Health technology provider babylon, has launched a ground-breaking app, which it hopes will tackle the stigma surrounding mental health issues.
The new platform, which is currently available in the UK, gives patients access to on-demand phone or video consultations with therapists, at a time and place that suits them. And it has the potential to overhaul society’s entire approach to therapeutic services.
In addition to babylon’s previous app, which allowed users access to unlimited consultations, text exchanges and prescription services, babylon Therapy offers one-off therapist or specialist sessions lasting 50 minutes, which can be booked for a fee of £49.
And the team behind it believe babylon Therapy can address several of the key barriers facing individuals when trying to access treatment – specifically cultural stigmas.
Speaking about the app, Dr. Ali Parsa, babylon Founder & CEO, explained how mental health issues have become a modern day epidemic, with many people suffering in silence. But he hopes babylon can help eradicate the problem.
“Many organisations and individuals within the public, voluntary and private sector are working hard to tackle various aspects of the problem, but a lot more is needed. babylon is taking a big step today to provide a modern solution to this modern epidemic and we would love to work with others and the NHS to expand the service to all that need it,” he said.
Before launching babylon, Dr Parsa grew previous company, Circle, to become Europe’s largest partnership of clinicians.
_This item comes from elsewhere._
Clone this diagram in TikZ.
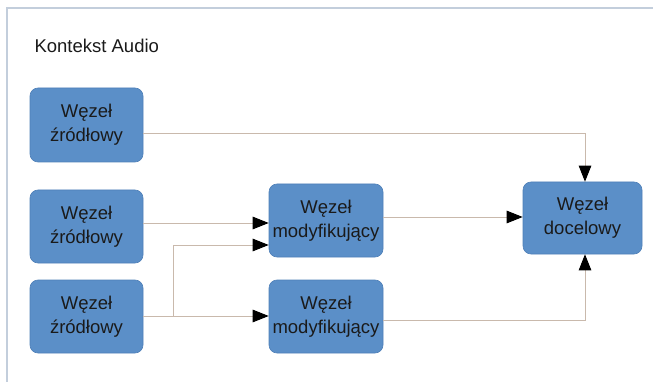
\documentclass[tikz,border=0pt]{standalone}
\usepackage{fontspec}
\setmainfont{Liberation Sans}
\usetikzlibrary{arrows.meta}
\definecolor{boxblue}{HTML}{5B8FC8}
\definecolor{boxedge}{HTML}{4F80B8}
\definecolor{wire}{HTML}{C9B9AC}
\definecolor{framec}{HTML}{C3CEDC}
\definecolor{inkc}{HTML}{1A1A1A}
\begin{document}
\begin{tikzpicture}[x=1pt,y=-1pt,
  nodebox/.style={draw=boxedge,line width=0.6pt,fill=boxblue,rounded corners=8pt,
    text=inkc,align=center,inner sep=0pt,
    font=\fontsize{18.5}{24}\selectfont},
  wireline/.style={draw=wire,line width=0.9pt,
    -{Triangle[length=16pt,width=12.5pt,fill=black,color=black]}}]
  % canvas and outer frame
  \useasboundingbox (0,0) rectangle (653,382);
  \fill[white] (0,0) rectangle (653,382);
  \draw[framec,line width=1.2pt] (7,382) -- (7,8) -- (653,8);

  \node[anchor=west,text=inkc,font=\fontsize{18.5}{22}\selectfont] (title) at (31,46) {Kontekst Audio};

  % source nodes
  \node[nodebox,minimum width=113pt,minimum height=74pt] (src1) at (86.5,125) {Węzeł\\źródłowy};
  \node[nodebox,minimum width=113pt,minimum height=73pt] (src2) at (86.5,226.5) {Węzeł\\źródłowy};
  \node[nodebox,minimum width=113pt,minimum height=73pt] (src3) at (86.5,316.5) {Węzeł\\źródłowy};

  % modifier nodes
  \node[nodebox,minimum width=114pt,minimum height=73pt] (mod1) at (326,220.5) {Węzeł\\modyfikujący};
  \node[nodebox,minimum width=114pt,minimum height=73pt] (mod2) at (326,316.5) {Węzeł\\modyfikujący};

  % destination node
  \node[nodebox,minimum width=119pt,minimum height=72pt] (dst) at (582.5,218) {Węzeł\\docelowy};

  % junction points
  \coordinate (bend1) at (585,133);
  \coordinate (bend2) at (585,320);
  \coordinate (split) at (173,316);
  \coordinate (splitup) at (173,245);

  % connectors
  \draw[wireline] (src1.east |- bend1) -- (bend1) -- (dst.north -| bend1);
  \draw[wireline] (src2.east |- 0,223) -- (mod1.west |- 0,223);
  \draw[wireline] (src3.east |- split) -- (mod2.west |- split);
  \draw[wireline] (split) -- (splitup) -- (mod1.west |- splitup);
  \draw[wireline] (mod1.east |- 0,217) -- (dst.west |- 0,217);
  \draw[wireline] (mod2.east |- bend2) -- (bend2) -- (dst.south -| bend2);
\end{tikzpicture}
\end{document}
With over 3,000 employees and a successful IPO, the pioneering healthcare group, which transformed a number of healthcare providers, including Cambridge Hospital, generated a turnover of over £200M in annual revenue.
Looking to repeat his success with babylon, Dr Parsa is one of a number of entrepreneurs hoping to bridge the gap between the healthcare sector and technology, and capitalise on the rise of smartphone use.
A number of investors are also pouring billions of dollars into the growing market. Fortune reports that venture funding grew 200 percent for healthcare startups between 2012-2014 and currently at least 500 million smartphone users worldwide are already downloading health-related apps.
But when it comes to health services, disrupting such a rigid and regulated structure, where UK consumers in particular have clear expectations in terms of associated costs, privacy policies and the credentials of those giving out advice, will take time.
However, Dr Parsa believes that if his team are able to change consumer attitudes now, within the next five to ten years, the possibilities could be endless.